C'est la première fois que le PQ recourt à cette arme diplomatique qu'est la lettre officielle pour se plaindre d'un chef d'État, affirme la députée Louise Beaudoin, qui a été ministre des Relations internationales dans deux gouvernements péquistes. En octobre 1995, rappelle-t-elle, deux semaines avant le référendum, Bernard Landry avait envoyé une lettre au secrétaire d'État américain Warren Christopher. Celui qui détenait alors le portefeuille de ministre des Affaires intergouvernementales prévenait l'administration américaine de ne pas intervenir dans le débat référendaire. «Mais c'était pour leur demander de rester neutres, ce n'était pas du même style (que la lettre envoyée à Sarkozy)», estime Mme Beaudoin.

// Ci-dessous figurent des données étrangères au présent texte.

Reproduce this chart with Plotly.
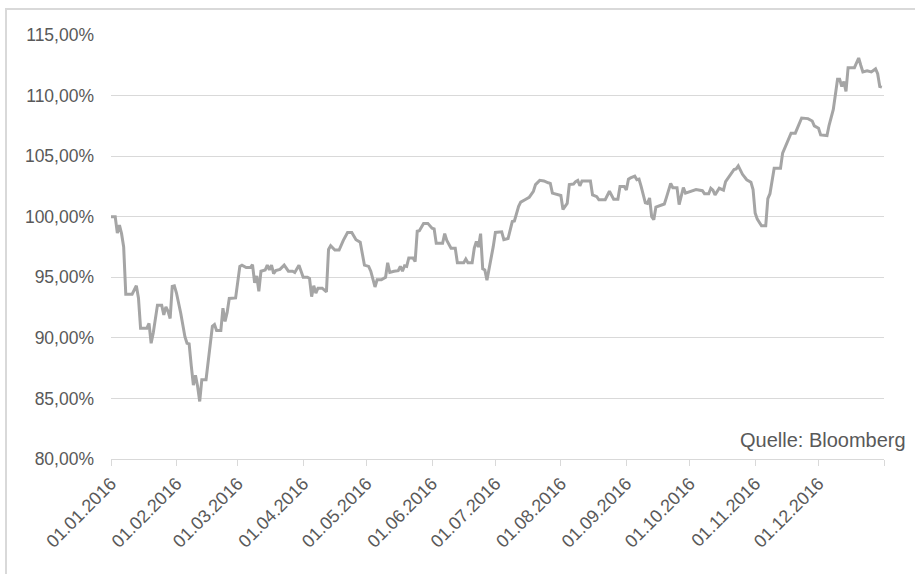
import pandas as pd
import plotly.graph_objects as go

# Day offsets from 01.01.2016 and index level in percent
day_offsets = [0, 2, 3, 4, 5, 6, 7, 10, 12, 13, 14, 17, 18, 19, 20, 22, 24, 25, 26, 27, 28, 29, 30, 31,
               33, 34, 35, 36, 37, 38, 39, 40, 41, 42, 43, 45, 46, 47, 48, 49, 50, 52, 53, 54, 55, 56,
               59, 61, 62, 64, 66, 67, 68, 69, 70, 71, 73, 74, 75, 76, 77, 78, 80, 82, 84, 86, 87, 89,
               91, 93, 94, 95, 96, 97, 98, 100, 102, 103, 104, 106, 108, 110, 112, 114, 116, 118, 120,
               122, 123, 125, 126, 128, 130, 131, 132, 134, 136, 137, 138, 139, 140, 141, 143, 144, 145,
               146, 148, 150, 152, 153, 154, 157, 158, 159, 161, 163, 164, 167, 168, 169, 171, 172, 173,
               174, 175, 176, 177, 178, 179, 181, 182, 185, 186, 188, 190, 191, 193, 194, 196, 198, 200,
               201, 203, 205, 207, 208, 209, 212, 213, 214, 216, 217, 219, 220, 221, 222, 223, 227, 228,
               230, 231, 234, 236, 238, 240, 241, 243, 244, 245, 246, 248, 249, 250, 251, 253, 254, 255,
               256, 257, 258, 260, 262, 263, 265, 266, 268, 269, 270, 271, 272, 275, 277, 280, 281, 283,
               284, 285, 286, 288, 290, 291, 293, 295, 296, 297, 299, 301, 303, 304, 305, 306, 308, 310,
               311, 312, 314, 317, 318, 321, 322, 324, 325, 327, 330, 332, 333, 335, 336, 339, 340, 342,
               344, 345, 346, 347, 348, 349, 352, 354, 355, 356, 358, 360, 362, 363, 364, 365]
levels = [100.0, 100.0, 98.65, 99.3, 98.6, 97.5, 93.6, 93.6, 94.3, 93.3, 90.8, 90.8, 91.2, 89.55, 90.4,
          92.7, 92.7, 91.9, 92.55, 92.2, 91.6, 94.25, 94.3, 93.7,
          92.05, 90.95, 90.1, 89.55, 89.5, 87.7, 86.1, 86.9, 86.0, 84.75, 86.55, 86.55, 88.2, 89.3,
          90.95, 91.1, 90.6, 90.6, 92.45, 91.35, 92.1, 93.25,
          93.3, 95.9, 96.0, 95.8, 95.8, 96.05, 94.55, 95.1, 93.85, 95.5, 95.6, 96.0, 95.6, 96.0, 95.3,
          95.55, 95.65, 96.0, 95.5, 95.5, 95.4, 96.0,
          95.0, 95.0, 94.9, 93.4, 94.3, 93.7, 94.1, 94.1, 93.8, 97.3, 97.6, 97.25, 97.25, 98.05, 98.7,
          98.7, 98.1, 97.9, 96.0,
          95.9, 95.5, 94.2, 94.8, 94.8, 95.0, 96.2, 95.4, 95.5, 95.55, 95.9, 95.5, 95.95, 95.9, 96.6,
          96.6, 96.3, 98.8,
          98.85, 99.45, 99.45, 99.05, 99.0, 97.8, 97.8, 98.6, 98.05, 97.4, 97.4, 96.2, 96.2, 96.5, 96.2,
          96.2, 97.4, 97.95,
          97.5, 98.6, 95.7, 95.6, 94.75, 95.6, 97.55, 98.7, 98.75, 98.1, 98.2, 99.6, 99.65, 100.85,
          101.2, 101.4, 101.6, 102.1,
          102.65, 103.0, 102.95, 102.8, 102.75, 101.95, 101.8, 101.75, 100.6, 101.1, 102.65, 102.7,
          102.9, 103.0, 102.55, 102.95, 102.95, 101.8,
          101.65, 101.4, 101.4, 102.1, 101.45, 101.45, 102.5, 102.5, 102.2, 103.1, 103.2, 103.35,
          103.05, 103.1, 102.5, 101.15, 101.1, 101.55,
          100.0, 99.75, 100.8, 100.9, 101.05, 101.6, 102.75, 102.4, 102.4, 101.0, 101.8, 102.4, 101.95,
          102.1, 102.25, 102.15, 101.9, 101.9,
          102.35, 102.2, 101.8, 102.35, 102.2, 102.9, 103.45, 103.9, 103.95, 104.2, 103.5, 103.05,
          102.85, 102.25, 100.3, 99.8, 99.25, 99.25,
          101.5, 101.9, 104.0, 104.0, 105.25, 106.6, 106.9, 106.9, 107.3, 108.15, 108.1, 107.9, 107.5,
          107.3, 106.75, 106.7, 107.55, 108.85,
          111.35, 111.35, 110.75, 111.15, 110.35, 112.3, 112.3, 113.1, 112.5, 111.95, 112.05, 111.95,
          112.2, 111.8, 110.75, 110.7]

tick_dates = ["2016-01-01", "2016-02-01", "2016-03-01", "2016-04-01", "2016-05-01", "2016-06-01",
              "2016-07-01", "2016-08-01", "2016-09-01", "2016-10-01", "2016-11-01", "2016-12-01",
              "2017-01-01"]
tick_labels = ["01.01.2016", "01.02.2016", "01.03.2016", "01.04.2016", "01.05.2016", "01.06.2016",
               "01.07.2016", "01.08.2016", "01.09.2016", "01.10.2016", "01.11.2016", "01.12.2016", ""]
y_ticks = [80, 85, 90, 95, 100, 105, 110, 115]
source_text = "Quelle: Bloomberg"

dates = pd.Timestamp("2016-01-01") + pd.to_timedelta(day_offsets, unit="D")
y_vals = [v / 100 for v in levels]

fig = go.Figure()
fig.add_trace(go.Scatter(x=dates, y=y_vals, mode="lines",
                         line=dict(color="#a5a5a5", width=3), hoverinfo="x+y"))

W, H = 915, 574
L, R, T, B = 111, 31, 35, 115
pw, ph = W - L - R, H - T - B

def px(x):
    return (x - L) / pw

def py(y):
    return (H - B - y) / ph

fig.update_layout(
    width=W, height=H,
    margin=dict(l=L, r=R, t=T, b=B),
    paper_bgcolor="white", plot_bgcolor="white",
    showlegend=False,
    separators=",.",
    font=dict(family="Liberation Sans", color="#595959", size=18),
    xaxis=dict(
        type="date",
        range=["2016-01-01", "2017-01-01"],
        tickmode="array", tickvals=tick_dates, ticktext=tick_labels,
        tickangle=-45,
        tickfont=dict(size=18, color="#595959"),
        showgrid=False, zeroline=False,
        showline=True, linecolor="#d9d9d9", linewidth=1,
        ticks="outside", ticklen=6, tickcolor="#d9d9d9", tickwidth=1,
    ),
    yaxis=dict(
        range=[0.80, 1.15],
        tickmode="array", tickvals=[v / 100 for v in y_ticks],
        tickformat=".2%",
        tickfont=dict(size=17.5, color="#595959"),
        showgrid=True, gridcolor="#d9d9d9", gridwidth=1,
        zeroline=False, showline=False, ticks="", ticklabelstandoff=16,
    ),
    shapes=[dict(type="rect", xref="paper", yref="paper",
                 x0=px(6), x1=px(930), y0=py(590), y1=py(9),
                 line=dict(color="#d9d9d9", width=2), fillcolor="rgba(0,0,0,0)", layer="below")],
    annotations=[dict(text=source_text, xref="paper", yref="paper",
                      x=px(908), y=py(440), xanchor="right", yanchor="middle",
                      showarrow=False, font=dict(size=20, color="#595959"))],
)

fig.write_html("out.html", config={"displayModeBar": False},
               post_script="document.body.style.margin='0px';")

Duceppe intolérant, dit Harper

À Ottawa, le premier ministre Stephen Harper a bondi sur les déclarations de Gilles Duceppe pour l'accuser d'être intolérant envers ceux qui n'appuient pas l'option souverainiste.

«Au lieu de travailler ensemble pour améliorer l'économie, le chef du Bloc fait à nouveau preuve d'intolérance envers ceux et celles qui ont une opinion différente de la sienne. Le chef du Bloc insulte le président de la France ainsi que les députés du Québec en cette Chambre et divise les Québécois à cause de son idéologie sectaire. Il oublie toujours qu'une des valeurs québécoises fondamentales est le respect des opinions des autres», a lancé le premier ministre.

C'était la troisième fois en trois jours que Stephen Harper attaquait le chef bloquiste de la sorte.

MAROIS CONTRE LA BATAILLE DES PLAINES

Pauline Marois change son fusil d'épaule et exige à son tour l'abandon du projet de reconstitution de la bataille des plaines d'Abraham. La chef péquiste a justifié hier sa volteface en accusant le président de la Commission des champs de bataille nationaux (CCBN), André Juneau, d'avoir «menti « sur les visées politiques fédéralistes des activités de commémoration. Elle a fait allusion aux informations obtenues en début de semaine par le quotidien Le Devoir. On y rapportait que M. Juneau est un «ardent promoteur de la visibilité canadienne «, enthousiasmé par le défunt programme des commandites et qui caressait depuis des années le projet de célébrer le 250e anniversaire de la bataille de 1759.